UAE reveals leaner, younger government

Friday 19/02/2016
Swearing-in ceremony for ministers in Abu Dhabi

DUBAI - In an effort to meet the ever-growing challenges in the re­gion, the United Arab Emirates installed in a leaner, younger, outwardly more progressive government, including new minis­terial positions designed to nurture happiness and tolerance.

“Our ambitions are limitless and the UAE has high expectations from you. We see you as trustworthy and hope that the UAE and its citizens will always remain your top prior­ity,” Dubai ruler Sheikh Moham­med bin Rashid al-Maktoum said after the February 14th swearing-in ceremony.

“We seek to achieve major devel­opmental leaps in all vital sectors of our country in line with its lead­ing position on the global level.”

Using his preferred method of communicating with his people, Sheikh Mohammed took to Twitter against the backdrop of the fourth World Government Summit to an­nounce the biggest government restructuring in the UAE’s 44-year history.

In a series of tweets during the two-day event, Sheikh Mohammed revealed that the UAE’s presidency had approved a government plan to reduce the number of the coun­try’s ministries while outsourcing some government services to the private sector, an effort to stream­line institutions and attract more foreign investment, according to observers.

“We will have a road map to out­source most government services to the private sector...

The new government will have a smaller number of ministries and more ministers to deal with national and strategic issues,” Sheikh Moham­med, who is the UAE’s vice-pres­ident, said on his official Twitter account.

Among the government down­sizing plans, the ministries of Education and Higher Education will be merged into a single min­istry for the purpose of overseeing the country’s education strategy — from nurseries to postgraduate courses.

The Labour Ministry will become the Ministry of Human Resources and Emiratisation, and the Culture Ministry has been expanded to in­clude knowledge development, while the National Council of Tour­ism and Antiquities will be under the Economy Ministry.

Sheikh Mohammed also said the UAE’s Cabinet Affairs Ministry would be in charge of devising fu­ture strategies to prepare the coun­try for the post-oil era. The UAE has the most diverse economy in the Gulf Cooperation Council (GCC).

Another high-profile appoint­ment was the naming of Major- General Sheikh Khalid bin Mo­hamed bin Zayed al-Nahyan as chairman of the country’s intelli­gence agency.

Sheikh Khalid is the son of Abu Dhabi’s Crown Prince Sheikh Mo­hammed bin Zayed al-Nahyan, who is expected to be the next president of the seven-state emir­ates federation.

The announcement that generat­ed the most attention was the crea­tion of a Minister of State for Hap­piness, who would be tasked with pushing policy “to create social good and satisfaction.” The Dubai ruler revealed the new ministerial position would be held by Ohood bint Khalfan al-Roumi, who will also continue as director-general of the prime minister’s office. The UAE ranked 20th in the 2015 World Happiness Report.
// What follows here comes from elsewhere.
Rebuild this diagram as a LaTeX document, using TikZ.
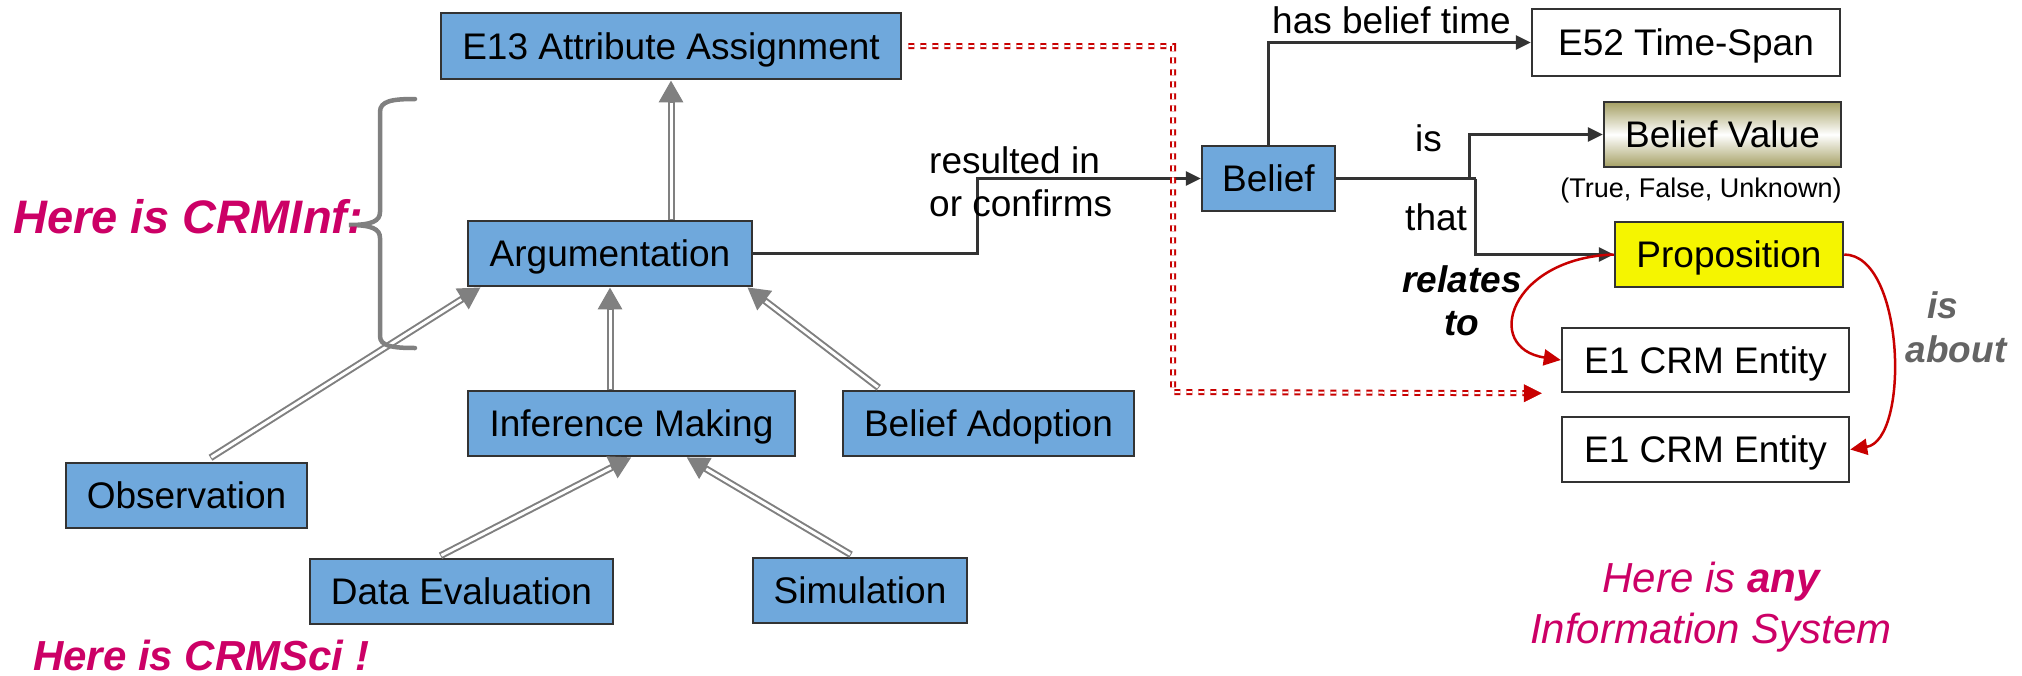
\documentclass[tikz,border=0pt]{standalone}
\usepackage{fontspec}
\setmainfont{Liberation Sans}
\usetikzlibrary{arrows.meta,calc}
\definecolor{boxblue}{RGB}{111,168,220}
\definecolor{boxline}{RGB}{51,51,51}
\definecolor{gengray}{RGB}{128,128,128}
\definecolor{linkdark}{RGB}{51,51,51}
\definecolor{pinktxt}{RGB}{204,0,102}
\definecolor{redline}{RGB}{200,0,0}
\definecolor{bvolive}{RGB}{165,160,100}
\definecolor{propyellow}{RGB}{245,245,0}
\definecolor{aboutgray}{RGB}{100,100,100}
\newcommand\mainsize{\fontsize{37}{44}\selectfont}
\begin{document}
\begin{tikzpicture}[x=1pt,y=-1pt,
  anybox/.style={draw=boxline, line width=2.5pt, font=\mainsize, inner sep=0pt, text height=26.5pt, text depth=0pt},
  clsbox/.style={anybox, fill=boxblue},
  wbox/.style={anybox, fill=white},
  lbl/.style={font=\mainsize, inner sep=0pt, anchor=base west},
  link/.style={draw=linkdark, line width=3pt, -{Triangle[width=14pt,length=15pt]}},
  genout/.style={draw=gengray, line width=7pt, -{Triangle[width=23pt,length=22pt]}},
  genin/.style={draw=white, line width=3pt, shorten >=23pt, shorten <=1pt},
  reddash/.style={draw=redline, line width=2pt, double=white, double distance=2pt, dash pattern=on 6pt off 6pt},
  redtip/.style={draw=redline, fill=redline, line width=0.5pt, -{Triangle[width=18pt,length=18pt]}},
  redcurve/.style={draw=redline, line width=2.5pt, -{Triangle[width=16pt,length=17pt]}},
  bracestyle/.style={draw=gengray, line width=4.5pt, line cap=round}
]
\useasboundingbox (0,0) rectangle (2022,675);

% class boxes
\node[clsbox, minimum width=460pt, minimum height=66pt] (e13) at (671,46) {E13 Attribute Assignment};
\node[clsbox, minimum width=284pt, minimum height=65pt] (arg) at (610,253.5) {Argumentation};
\node[clsbox, minimum width=133pt, minimum height=65pt] (belief) at (1268.5,178.5) {Belief};
\node[wbox, minimum width=308pt, minimum height=67pt] (e52) at (1686,42.5) {E52 Time-Span};
\node[anybox, top color=bvolive, bottom color=bvolive, middle color=white, minimum width=237pt, minimum height=65pt] (bval) at (1722.5,134.5) {Belief Value};
\node[anybox, fill=propyellow, minimum width=228pt, minimum height=65pt] (prop) at (1729,254.5) {Proposition};
\node[wbox, minimum width=287pt, minimum height=64pt] (ent1) at (1705.5,360) {E1 CRM Entity};
\node[wbox, minimum width=287pt, minimum height=65pt] (ent2) at (1705.5,449.5) {E1 CRM Entity};
\node[clsbox, minimum width=241pt, minimum height=65pt] (obs) at (186.5,495.5) {Observation};
\node[clsbox, minimum width=327pt, minimum height=65pt] (inf) at (631.5,423.5) {Inference Making};
\node[clsbox, minimum width=291pt, minimum height=65pt] (badopt) at (988.5,423.5) {Belief Adoption};
\node[clsbox, minimum width=303pt, minimum height=65pt] (deval) at (461.5,591.5) {Data Evaluation};
\node[clsbox, minimum width=214pt, minimum height=65pt] (sim) at (860,590.5) {Simulation};

% generalisation arrows (double gray lines)
\coordinate (g1s) at (e13.south |- arg.north);
\coordinate (g2s) at ($(obs.north)+(24,-4)$);
\coordinate (g2e) at ($(arg.south west)+(14,0)$);
\coordinate (g3s) at (arg.south |- inf.north);
\coordinate (g4s) at ($(badopt.north west)+(37,-2)$);
\coordinate (g4e) at ($(arg.south east)+(-6,0)$);
\coordinate (g5s) at ($(deval.north)+(-21,-2)$);
\coordinate (g6s) at ($(sim.north)+(-9,-2)$);
\coordinate (g6e) at ($(inf.south)+(55,0)$);
\foreach \s/\e in {g1s/e13.south, g2s/g2e, g3s/arg.south, g4s/g4e, g5s/inf.south, g6s/g6e}{
  \draw[genout] (\s) -- (\e);
  \draw[genin] (\s) -- (\e);
}

% brace
\draw[bracestyle] (415,99) .. controls (392,99) and (380,101) .. (380,112) -- (380,212)
  .. controls (380,221) and (372,225) .. (349,225)
  .. controls (372,225) and (380,229) .. (380,238) -- (380,336)
  .. controls (380,346) and (392,348) .. (415,348);

% dark links
\draw[link] (arg.east) -- (977,253.5) |- (belief.west);
\draw[link] (belief.north) |- (e52.west);
\draw[draw=linkdark, line width=3pt] (belief.east) -- (1476,178.5);
\draw[link] (1469,178.5) |- (bval.west);
\draw[link] (1475,178.5) |- (prop.west);

% red dashed link
\coordinate (rd0) at ($(e13.east)+(6,0)$);
\coordinate (rdt) at ($(ent1.south west)+(-19,0)$);
\draw[reddash] (rd0) -- (1173,46) -- (1173,392) -- ($(rdt)+(-16,0)$);
\draw[redtip] ($(rdt)+(-18,0)$) -- (rdt);

% red curves
\draw[redcurve] (prop.west) .. controls (1510,258) and (1482,348) .. (ent1.west);
\draw[redcurve] (prop.east) .. controls (1905,255) and (1910,440) .. (ent2.east);

% labels
\node[lbl] (rin) at (929,173) {resulted in};
\node[lbl] (orc) at (929,216) {or confirms};
\node[lbl] (hbt) at (1272,33) {has belief time};
\node[lbl] (lis) at (1415,151) {is};
\node[lbl] (lthat) at (1405,230) {that};
\node[font=\mainsize\bfseries\itshape, inner sep=0pt, anchor=base] (rel) at (1462,292) {relates};
\node[font=\mainsize\bfseries\itshape, inner sep=0pt, anchor=base] (rto) at (1462,335) {to};
\node[font=\fontsize{27}{32}\selectfont, inner sep=0pt, anchor=base] (tfu) at (1701,197) {(True, False, Unknown)};
\node[font=\mainsize\bfseries\itshape, text=aboutgray, inner sep=0pt, anchor=base] (abis) at (1943,318) {is};
\node[font=\mainsize\bfseries\itshape, text=aboutgray, inner sep=0pt, anchor=base] (abab) at (1956,362) {about};
\node[font=\fontsize{47}{56}\selectfont\bfseries\itshape, text=pinktxt, inner sep=0pt, anchor=base west] (crminf) at (13,233) {Here is CRMInf:};
\node[font=\fontsize{42}{50}\selectfont\bfseries\itshape, text=pinktxt, inner sep=0pt, anchor=base west] (crmsci) at (33,670) {Here is CRMSci !};
\node[font=\fontsize{42}{50}\selectfont\itshape, text=pinktxt, inner sep=0pt, anchor=base] (any1) at (1711,592) {Here is \textbf{any}};
\node[font=\fontsize{42}{50}\selectfont\itshape, text=pinktxt, inner sep=0pt, anchor=base] (any2) at (1711,643) {Information System};
\end{tikzpicture}
\end{document}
Veteran Emirati policymaker Sheikha Lubna al-Qasimi will also head the newly established Min­istry of Tolerance, which accord­ing to Sheikh Mohammed will be tasked with promoting tolerance “as a fundamental value in UAE so­ciety”.

The new government includes eight new ministers, five of whom are women. The average age of the new ministers is 38 years with the youngest being Oxford University graduate Shamma al-Mazrui, 22, who was named minister of State for Youth Affairs.

A number of officials kept their jobs in the new cabinet, including the ministers of Interior and For­eign Affairs.

The UAE has avoided the turmoil that has swept much of the region in recent years, attracting millions of tourists and foreign workers while focusing on trade, energy and financial services.